The mess in the NYC G&T programs and the ridiculous competition for private school slots is a major reason why my [husband] accepted a position in one of his firm's branch offices rather than its Manhattan headquarters.What a sad reality — and there is a growing perception that this truly is the reality. Monday's Times had a column titled "Loving a City, but Hating a School System" about the challenges families face negotiating school admissions run by a DOE that's "withholding, mercurial and unable to commit." The column describes how, because the DOE regularly changes admissions rules and timelines, parents devise contingency plans for every admissions scenario. These plans often include moving on short notice within the city or out of it.
The bureaucrats need to know that the situation is deterring families from living in the city.

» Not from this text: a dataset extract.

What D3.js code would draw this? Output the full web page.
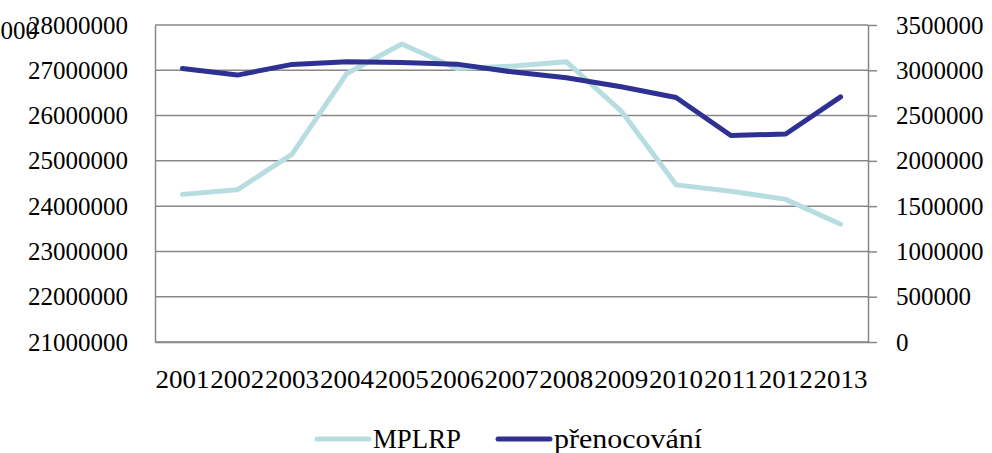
<!DOCTYPE html>
<html>
<head>
<meta charset="utf-8">
<script src="https://cdn.jsdelivr.net/npm/d3@7"></script>
<style>
  body { margin: 0; background: #fff; }
  svg text { font-family: "Liberation Serif", "DejaVu Serif", serif; fill: #000; }
</style>
</head>
<body>
<svg id="chart" width="992" height="453"></svg>
<script>
const years = ["2001","2002","2003","2004","2005","2006","2007","2008","2009","2010","2011","2012","2013"];
const mplrp = [24260000, 24360000, 25150000, 26930000, 27580000, 27040000, 27090000, 27190000, 26100000, 24470000, 24330000, 24150000, 23600000];
const prenocovani = [3020000, 2947000, 3065000, 3094000, 3087000, 3068000, 2983000, 2917000, 2818000, 2700000, 2280000, 2296000, 2707000];
const leftTicks = [21000000, 22000000, 23000000, 24000000, 25000000, 26000000, 27000000, 28000000];
const rightTicks = [0, 500000, 1000000, 1500000, 2000000, 2500000, 3000000, 3500000];

const svg = d3.select("#chart");
const plotLeft = 155, plotRight = 868, plotTop = 25, plotBottom = 342;

const x = d3.scaleBand().domain(years).range([plotLeft, plotRight]);
const yL = d3.scaleLinear().domain([21000000, 28000000]).range([plotBottom, plotTop]);
const yR = d3.scaleLinear().domain([0, 3500000]).range([plotBottom, plotTop]);

// --- gridlines ---
svg.append("g").selectAll("line")
  .data(leftTicks)
  .join("line")
  .attr("x1", plotLeft).attr("x2", plotRight)
  .attr("y1", d => yL(d)).attr("y2", d => yL(d))
  .attr("stroke", "#878787").attr("stroke-width", 1.5);

// --- left axis ---
const axL = svg.append("g").attr("transform", `translate(${plotLeft},0)`)
  .call(d3.axisLeft(yL).tickValues(leftTicks).tickSize(0).tickPadding(27).tickFormat(d3.format("d")));
axL.select(".domain").attr("stroke", "#878787").attr("stroke-width", 1.5);
axL.selectAll("text").style("font-size", "25px").attr("font-family", null);

// --- right axis ---
const axR = svg.append("g").attr("transform", `translate(${plotRight},0)`)
  .call(d3.axisRight(yR).tickValues(rightTicks).tickSize(9).tickPadding(19).tickSizeOuter(0).tickFormat(d3.format("d")));
axR.select(".domain").attr("stroke", "#878787").attr("stroke-width", 1.5);
axR.selectAll("line").attr("stroke", "#878787").attr("stroke-width", 1.5);
axR.selectAll("text").style("font-size", "25px").attr("font-family", null);

// --- bottom axis ---
const axB = svg.append("g").attr("transform", `translate(0,${plotBottom})`)
  .call(d3.axisBottom(x).tickSize(0).tickPadding(28));
axB.select(".domain").attr("stroke", "#878787").attr("stroke-width", 1.5);
axB.selectAll("text").style("font-size", "26px").attr("font-family", null)
  .attr("textLength", 54).attr("lengthAdjust", "spacingAndGlyphs");

// stray label clipped at the top-left edge, as in the source
svg.append("text").attr("x", 38).attr("y", 33).attr("text-anchor", "end")
  .attr("dominant-baseline", "middle").style("font-size", "25px").text("28000000");

// --- lines ---
const lineL = d3.line().x((d, i) => x(years[i]) + x.bandwidth() / 2).y(d => yL(d));
const lineR = d3.line().x((d, i) => x(years[i]) + x.bandwidth() / 2).y(d => yR(d));

svg.append("path").datum(mplrp).attr("d", lineL)
  .attr("fill", "none").attr("stroke", "#B7DDE0").attr("stroke-width", 5)
  .attr("stroke-linecap", "round").attr("stroke-linejoin", "round");
svg.append("path").datum(prenocovani).attr("d", lineR)
  .attr("fill", "none").attr("stroke", "#2E3192").attr("stroke-width", 5)
  .attr("stroke-linecap", "round").attr("stroke-linejoin", "round");

// --- legend ---
const legend = [
  { name: "MPLRP", color: "#B7DDE0", x: 317, w: 88 },
  { name: "přenocování", color: "#2E3192", x: 498, w: 148 }
];
const lg = svg.append("g").selectAll("g").data(legend).join("g")
  .attr("transform", d => `translate(${d.x},439)`);
lg.append("line").attr("x1", 0).attr("x2", 52)
  .attr("stroke", d => d.color).attr("stroke-width", 5).attr("stroke-linecap", "round");
lg.append("text").attr("x", 56).attr("dy", "0.33em").style("font-size", "27px")
  .attr("textLength", d => d.w).attr("lengthAdjust", "spacingAndGlyphs").text(d => d.name);
</script>
</body>
</html>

Although some might like it, the DOE is under no obligation to create a seat in gifted programs or desirable schools for every middle-class family that seeks one. But the DOE has perfected its ability to make and enforce policies without showing any concern for their affect on individual children and families. This attitude is offensive to everyone. But only some can respond by opting out, and for the system — and the city — to thrive, it needs to attract and retain educated, middle-class families who want to send their kids to the public schools.
All families seem to be asking is that the DOE stick to its own rules, give fair warning when a rule could change, and not penalize those who made plans based on yesterday's rules. That doesn't sound like too much to expect.